On Monday, June 23, 2003, at 01:47 AM, Robert S.Z. wrote:


You can't take friction away from a frictionless system.

Of course not! But calling e-gold or DBourse frictionless is the same as
calling a bottle an endless supply. First you gotta get it in there,
before you can use it.

...


That's 12% in a week of - frictionless - trading. Of course, the market
loss is book value only, but if a system is frictionless then there should
be no loss in commissions and cost of owenership, let alone a weeks delay,
don't you think?


You are attributing all the costs of converting dollars to 1mdc grams to the Dbourse trading process itself.

As a personal, bottom line consideration, this may be accurate, but then you'd have to include the price of the gasoline you burned getting to the bank to do the bank wire, opportunity cost of time spent fussing with the bank wire, etc. Where would it end?

You are complaining about the cost of converting dollars to 1mdc grams. That's fine, but to attribute that to the Dbourse and say the market is loaded down with friction is a bit misleading.

For those who have already funded 1mdc accounts, the process has extremely low friction. The only friction at this point is the time spent waiting for the human at the Dbourse service desk to fund your account. That is not a big deal to me yet because I Am Not a Day Trader and this market is too slow to day-trade anyway.

Although it seems that TGC could have easily developed an automated funding mechanism, I can perhaps understand their decision not to do so, at least at first. Maybe they just want to lovingly and carefully respond to the people forking over such large amounts to invest, to test the waters so to speak, before attempting automated funding which might pose unnecessary risks in a brand new system.

To reiterate: for those with already heavily funded gold accounts, the Dbourse system has amazingly low friction.

Instead let's do the maths:
I buy $11,500 worth of e-gold and pay 3% commission to the exchanger.
Four days and $65 transfer costs later, I have the e-gold in my account.

Robert, if you had gotten off your ass and done this 3 months ago you wouldn't be complaining about it today. :-|


But yes, until more of us find ways to acquire IG grams directly, in direct trade of goods and services, many will have to go through exchange agents and endure that friction.

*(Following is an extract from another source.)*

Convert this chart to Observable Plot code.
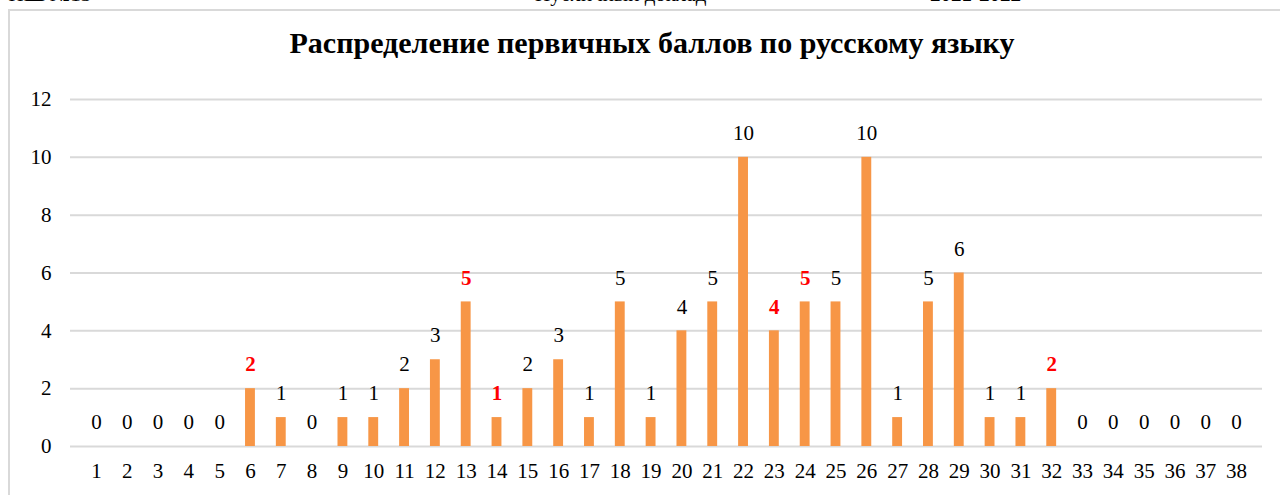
<!DOCTYPE html>
<html><head><meta charset="utf-8">
<script src="https://cdn.jsdelivr.net/npm/d3@7"></script>
<script src="https://cdn.jsdelivr.net/npm/@observablehq/plot@0.6"></script>
<style>
body{margin:0;background:#fff;font-family:"Liberation Serif","Times New Roman",serif;overflow:hidden;}
#wrap{position:relative;width:1280px;height:495px;}
.hdr{position:absolute;top:-18px;font-size:21px;color:#000;white-space:nowrap;}
#frame{position:absolute;left:8px;top:9px;width:1272px;height:500px;border:2px solid #d9d9d9;border-right:none;box-sizing:border-box;}
#title{position:absolute;left:0;top:26px;width:1304px;text-align:center;font-weight:bold;font-size:30px;}
#chart{position:absolute;left:0;top:80px;}
</style></head>
<body><div id="wrap">
<div class="hdr" style="left:-2px">«НШ №13»</div>
<div class="hdr" style="left:535px">Публичный доклад</div>
<div class="hdr" style="left:930px;font-weight:bold">2021-2022</div>
<div id="frame"></div>
<div id="title">Распределение первичных баллов по русскому языку</div>
<div id="chart"></div>
</div>
<script>
const scores = d3.range(1, 39);
const counts = [0,0,0,0,0,2,1,0,1,1,2,3,5,1,2,3,1,5,1,4,5,10,4,5,5,10,1,5,6,1,1,2,0,0,0,0,0,0];
const highlighted = [6,13,14,23,24,32];
const yTicks = [0,2,4,6,8,10,12];
const serif = "Liberation Serif, Times New Roman, serif";
const fs = 21;

const data = scores.map((s,i)=>({score:String(s), count:counts[i], hi:highlighted.includes(s)}));

const chart = Plot.plot({
  width: 1280, height: 415,
  marginLeft: 70, marginRight: 18, marginTop: 19, marginBottom: 49,
  style: {fontFamily: serif, fontSize: fs + "px", background: "transparent", color: "#000"},
  x: {domain: scores.map(String), padding: 0.68, axis: null},
  y: {domain: [0,12], axis: null},
  marks: [
    Plot.gridY(yTicks, {stroke: "#d9d9d9", strokeOpacity: 1, strokeWidth: 2}),
    Plot.axisX({tickSize: 0, tickPadding: 17, fontSize: fs, fontFamily: serif, label: null}),
    Plot.axisY(yTicks, {tickSize: 0, tickPadding: 19, fontSize: fs, fontFamily: serif, label: null}),
    Plot.barY(data, {x: "score", y: "count", fill: "#F79646"}),
    Plot.text(data.filter(d=>!d.hi), {x: "score", y: "count", text: d=>String(d.count), dy: -24, fill: "#000", fontSize: fs, fontFamily: serif}),
    Plot.text(data.filter(d=>d.hi), {x: "score", y: "count", text: d=>String(d.count), dy: -24, fill: "#ff0000", fontWeight: "bold", fontSize: fs, fontFamily: serif})
  ]
});
document.getElementById("chart").appendChild(chart);
</script>
</body></html>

But again, it is misleading to attribute that friction to the Dbourse exchange process itself. In cost accounting, everything in its proper place, right? It would be like buying a cup of coffee in Paris and including the cost of converting your dollars to Euros, exclaiming how ridiculously high the price of a cup of coffee is in Paris, that you could get it at least 5% lower state-side (even though it would probably suck in comparison).


The day after that I have it in the DBourse account and am ready to trade.
Cost to get started is above 3% [=5 months dividends] Initial risk is that
by the time I get my e-gold the price per share may have increased AND the
gold price might have gone up, so I get less shares for my Dollars.


Using last week's spot price trading range (Monday-Thursday), between the
spot raise and the exchanger's fees I could have lost about 10% before
getting my hands on shares. And then on Friday alone the spot dropped by
almost 2% between Sydney HIGH and New York LOW.


Well yeah, you could have a car wreck on the way to the bank to send a wire and losing your freakin' LIFE! Hardly worth it for a TGC share!

You could just as easily turn your scenario right on its head and everything comes up roses. You see Robert, if you had gotten off your ass and done this 3 months ago you wouldn't be complaining about it today. :-| Oh yeah, I already said that.


All that said, I still think DBourse is great. It just would be much
greater with brokerages - or with a decent clearing system...

A clearing system would be GREAT. But in the meantime, funding a Dbourse account more like living in Mayberry R.F.D. than New York City. You get to chat with Goober when you take your car in for maintenance, chat with the repair guy when you take in that broken Grammophone, and chat with Barney as he issues you a warning for double-parking in front of the produce store. It's quaint!!